— begin Provided data —

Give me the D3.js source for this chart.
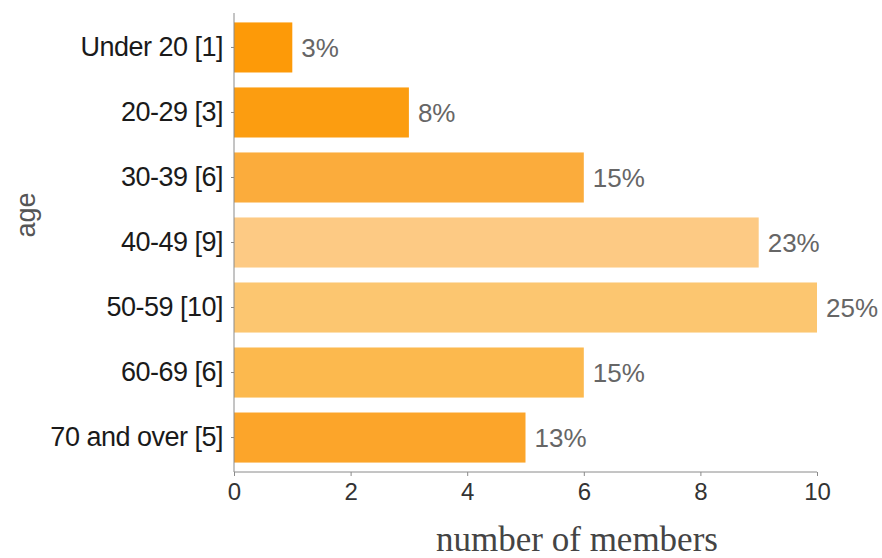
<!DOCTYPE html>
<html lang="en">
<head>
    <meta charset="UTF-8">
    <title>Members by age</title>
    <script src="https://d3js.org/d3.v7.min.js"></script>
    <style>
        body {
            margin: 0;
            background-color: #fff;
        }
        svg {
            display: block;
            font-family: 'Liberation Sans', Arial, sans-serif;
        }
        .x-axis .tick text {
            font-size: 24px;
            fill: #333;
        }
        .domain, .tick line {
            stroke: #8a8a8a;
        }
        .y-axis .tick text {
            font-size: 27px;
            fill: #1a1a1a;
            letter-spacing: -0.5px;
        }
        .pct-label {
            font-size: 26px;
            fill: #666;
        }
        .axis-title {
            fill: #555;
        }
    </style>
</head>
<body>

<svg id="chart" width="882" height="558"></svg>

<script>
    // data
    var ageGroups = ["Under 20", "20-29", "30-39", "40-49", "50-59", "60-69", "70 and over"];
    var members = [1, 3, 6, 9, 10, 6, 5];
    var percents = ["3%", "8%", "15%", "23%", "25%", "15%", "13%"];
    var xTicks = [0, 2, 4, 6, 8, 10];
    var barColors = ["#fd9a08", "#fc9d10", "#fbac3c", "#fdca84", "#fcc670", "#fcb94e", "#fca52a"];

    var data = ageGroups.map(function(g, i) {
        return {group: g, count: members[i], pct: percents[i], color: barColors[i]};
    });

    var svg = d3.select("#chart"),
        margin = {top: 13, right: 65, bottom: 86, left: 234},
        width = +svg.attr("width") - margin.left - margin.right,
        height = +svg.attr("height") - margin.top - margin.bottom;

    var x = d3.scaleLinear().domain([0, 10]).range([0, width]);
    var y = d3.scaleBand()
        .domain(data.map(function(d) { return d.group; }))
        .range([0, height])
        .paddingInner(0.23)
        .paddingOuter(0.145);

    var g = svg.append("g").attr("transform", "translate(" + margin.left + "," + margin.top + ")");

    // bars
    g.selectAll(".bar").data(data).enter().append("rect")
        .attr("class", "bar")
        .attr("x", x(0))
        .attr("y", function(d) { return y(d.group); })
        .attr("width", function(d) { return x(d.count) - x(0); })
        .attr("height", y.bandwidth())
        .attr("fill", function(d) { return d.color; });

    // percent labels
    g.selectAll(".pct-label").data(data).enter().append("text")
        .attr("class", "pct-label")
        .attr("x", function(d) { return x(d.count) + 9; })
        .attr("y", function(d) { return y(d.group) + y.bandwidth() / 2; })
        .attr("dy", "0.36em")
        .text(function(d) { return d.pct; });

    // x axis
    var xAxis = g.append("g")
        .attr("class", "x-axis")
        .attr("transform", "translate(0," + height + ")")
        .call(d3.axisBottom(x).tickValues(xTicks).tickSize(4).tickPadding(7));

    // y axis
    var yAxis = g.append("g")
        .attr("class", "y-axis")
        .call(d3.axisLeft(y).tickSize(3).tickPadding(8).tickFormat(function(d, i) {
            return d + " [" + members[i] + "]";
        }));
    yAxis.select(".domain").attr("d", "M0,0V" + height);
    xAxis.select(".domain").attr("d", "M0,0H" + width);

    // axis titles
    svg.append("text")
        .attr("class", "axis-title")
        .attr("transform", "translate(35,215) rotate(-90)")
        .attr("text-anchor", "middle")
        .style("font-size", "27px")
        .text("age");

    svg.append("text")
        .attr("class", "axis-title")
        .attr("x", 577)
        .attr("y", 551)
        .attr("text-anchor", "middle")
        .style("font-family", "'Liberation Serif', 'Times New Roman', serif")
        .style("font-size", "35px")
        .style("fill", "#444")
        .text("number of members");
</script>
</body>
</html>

— end Provided data —

[Short exercise] Display every line of the listing that contains the string "chart".

[Task output]
Give me the D3.js source for this chart.
<svg id="chart" width="882" height="558"></svg>
    var svg = d3.select("#chart"),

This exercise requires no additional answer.